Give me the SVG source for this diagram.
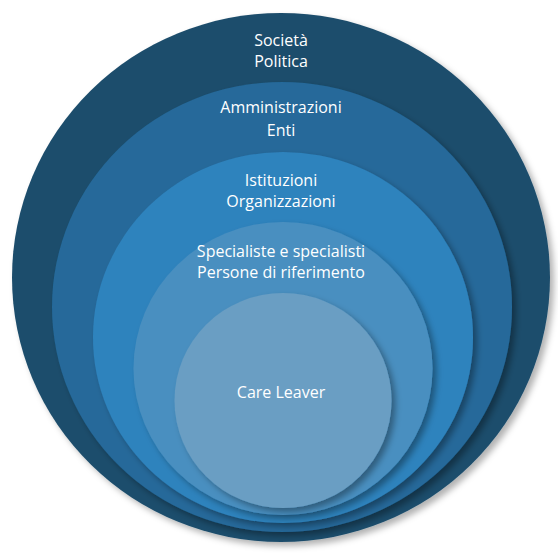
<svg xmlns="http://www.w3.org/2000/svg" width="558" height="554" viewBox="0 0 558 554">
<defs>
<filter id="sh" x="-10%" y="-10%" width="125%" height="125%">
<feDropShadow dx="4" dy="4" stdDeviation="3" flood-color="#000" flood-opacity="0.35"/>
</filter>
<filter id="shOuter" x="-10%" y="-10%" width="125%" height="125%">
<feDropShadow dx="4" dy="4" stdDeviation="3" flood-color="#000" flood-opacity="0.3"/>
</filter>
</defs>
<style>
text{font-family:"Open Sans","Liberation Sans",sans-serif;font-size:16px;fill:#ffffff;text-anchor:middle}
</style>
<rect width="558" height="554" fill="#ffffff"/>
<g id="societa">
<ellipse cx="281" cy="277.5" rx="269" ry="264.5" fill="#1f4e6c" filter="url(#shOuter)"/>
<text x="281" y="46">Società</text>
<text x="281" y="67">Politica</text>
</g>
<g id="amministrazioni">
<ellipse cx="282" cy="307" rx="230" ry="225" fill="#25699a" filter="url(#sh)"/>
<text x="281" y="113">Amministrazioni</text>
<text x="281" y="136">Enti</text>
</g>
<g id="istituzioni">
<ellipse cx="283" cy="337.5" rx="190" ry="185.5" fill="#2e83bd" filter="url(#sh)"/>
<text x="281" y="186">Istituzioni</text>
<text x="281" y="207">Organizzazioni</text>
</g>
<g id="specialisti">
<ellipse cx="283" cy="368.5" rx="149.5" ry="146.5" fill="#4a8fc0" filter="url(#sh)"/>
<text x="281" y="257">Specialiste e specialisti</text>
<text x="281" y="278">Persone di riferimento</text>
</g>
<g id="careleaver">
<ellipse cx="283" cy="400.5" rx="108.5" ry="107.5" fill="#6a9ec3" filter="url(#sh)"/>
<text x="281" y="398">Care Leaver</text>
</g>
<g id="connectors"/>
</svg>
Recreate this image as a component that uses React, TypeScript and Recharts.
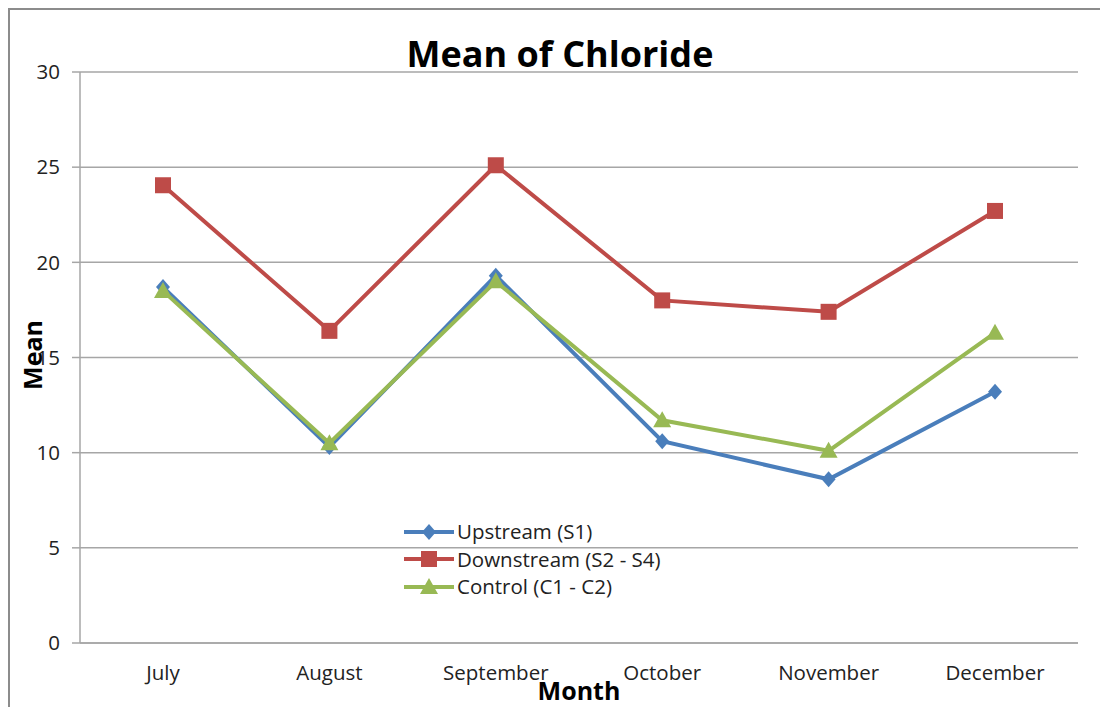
+ + + +
• **Exercise brief**: Write the records out once more, exactly as they appear, with no pictures.

• **Solution to the problem**:
Give me the SVG source for this diagram.
<svg xmlns="http://www.w3.org/2000/svg" width="558" height="554" viewBox="0 0 558 554">
<defs>
<filter id="sh" x="-10%" y="-10%" width="125%" height="125%">
<feDropShadow dx="4" dy="4" stdDeviation="3" flood-color="#000" flood-opacity="0.35"/>
</filter>
<filter id="shOuter" x="-10%" y="-10%" width="125%" height="125%">
<feDropShadow dx="4" dy="4" stdDeviation="3" flood-color="#000" flood-opacity="0.3"/>
</filter>
</defs>
<style>
text{font-family:"Open Sans","Liberation Sans",sans-serif;font-size:16px;fill:#ffffff;text-anchor:middle}
</style>
<rect width="558" height="554" fill="#ffffff"/>
<g id="societa">
<ellipse cx="281" cy="277.5" rx="269" ry="264.5" fill="#1f4e6c" filter="url(#shOuter)"/>
<text x="281" y="46">Società</text>
<text x="281" y="67">Politica</text>
</g>
<g id="amministrazioni">
<ellipse cx="282" cy="307" rx="230" ry="225" fill="#25699a" filter="url(#sh)"/>
<text x="281" y="113">Amministrazioni</text>
<text x="281" y="136">Enti</text>
</g>
<g id="istituzioni">
<ellipse cx="283" cy="337.5" rx="190" ry="185.5" fill="#2e83bd" filter="url(#sh)"/>
<text x="281" y="186">Istituzioni</text>
<text x="281" y="207">Organizzazioni</text>
</g>
<g id="specialisti">
<ellipse cx="283" cy="368.5" rx="149.5" ry="146.5" fill="#4a8fc0" filter="url(#sh)"/>
<text x="281" y="257">Specialiste e specialisti</text>
<text x="281" y="278">Persone di riferimento</text>
</g>
<g id="careleaver">
<ellipse cx="283" cy="400.5" rx="108.5" ry="107.5" fill="#6a9ec3" filter="url(#sh)"/>
<text x="281" y="398">Care Leaver</text>
</g>
<g id="connectors"/>
</svg>
Recreate this image as a component that uses React, TypeScript and Recharts.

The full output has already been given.